Pretty but possibly poisonous
The curious, cool stuff we learn from reading
Not long ago, I was scrolling through some National Geographic articles and was interested to find an article on green books there. Since I usually read National Geo for my fix on travel and animals, I was surprised but delighted to find something of a literary nature.
Once again, I was bowled over by how much you can learn from reading. In just a few minutes, I learned about pretty, but poisonous, old green books.
Do you have a really old green book on your shelf? Like from the 1800s?
Progress in bookbinding
If you’re a collector of old or rare books, you’ll want to check your shelves for green volumes.

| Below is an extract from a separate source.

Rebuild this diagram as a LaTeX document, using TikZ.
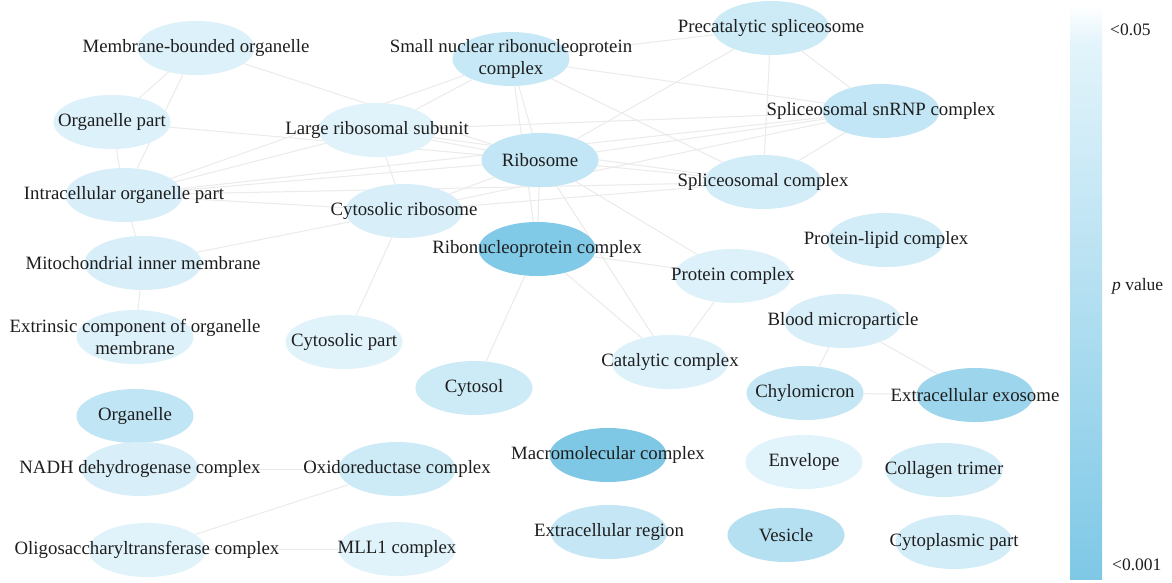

In the 1820s, two men changed the look of books forever. A bookbinder named Archibald Leighton, and a publisher, William Pickering, got a better idea. They developed a game-changing process. Until this time, books had been bound with leather because fabric wasn’t strong enough. The problem with leather, though, was that it was very expensive and the cost kept books from being accessible to the common people.
Leighton and Pickering figured out how to produce “bookcloth,” a fabric that was coated with starch. The starch filled in the weave of the material and stiffened it, giving it the necessary strength to be used in bookbinding.
Bookcloth was much cheaper than leather, allowing more people to purchase books. Dyes could also be added to the starch. Beginning in the 1840s, books became colorful. Printers and binders added color to the starches and, voila, volumes for sale flaunted much flashier covers than in the past.
“It ain’t easy bein’ green”
in 1814, before bookcloth had even been created, Wilhelm Dye and White Lead Company out of Schweinfurt, Germany had developed this gorgeous, brilliant shade of green made from copper and arsenic. Different names for this hue were Paris Green, Vienna Green, and Schweinfurt Green — (for the town in which it was developed), and it was extremely popular. In Victorian England, between 1814 and 1860, this emerald green was so popular that more than 700 tons of it was produced for use in house paint, fabric for clothing, wallpaper, and fake flowers.
But there was a problem with that pretty green.
It was poisonous.
“Feelin’ a little green around the gills?”
People back then knew that this color was toxic. They understood the chemical makeup of arsenic, after all. Dust from the green wallpaper coated the floors and people who wore those emerald green dresses got skin irritations and got sick. But the glow of that green made them keep using it.
Including making green book bindings.
Arsenic is definitely toxic, but it takes more than 100 milligrams of it to make someone deathly ill. In the emerald green books that have been tracked down so far, the rate of arsenic in the green-dyed bookcloth is only 1.42 milligrams per square centimeter, so not enough to really hurt you unless you’re doing extensive research day after day from green bound books, (or licking the covers in some bizarre state of literary lunacy.)
“Paris Green” was never outlawed. Instead, the trends changed, and it just wasn’t popular anymore. (Remember avocado green and harvest gold?)
Really old green books on your shelf?
The moral to the story is that pretty though they be, emerald green book covers from the 1800s may very well be poisonous, with the majority of arsenic-laced green covers being produced in the 1850s.
If you think you have any, the Poison Book Project is trying to round them up.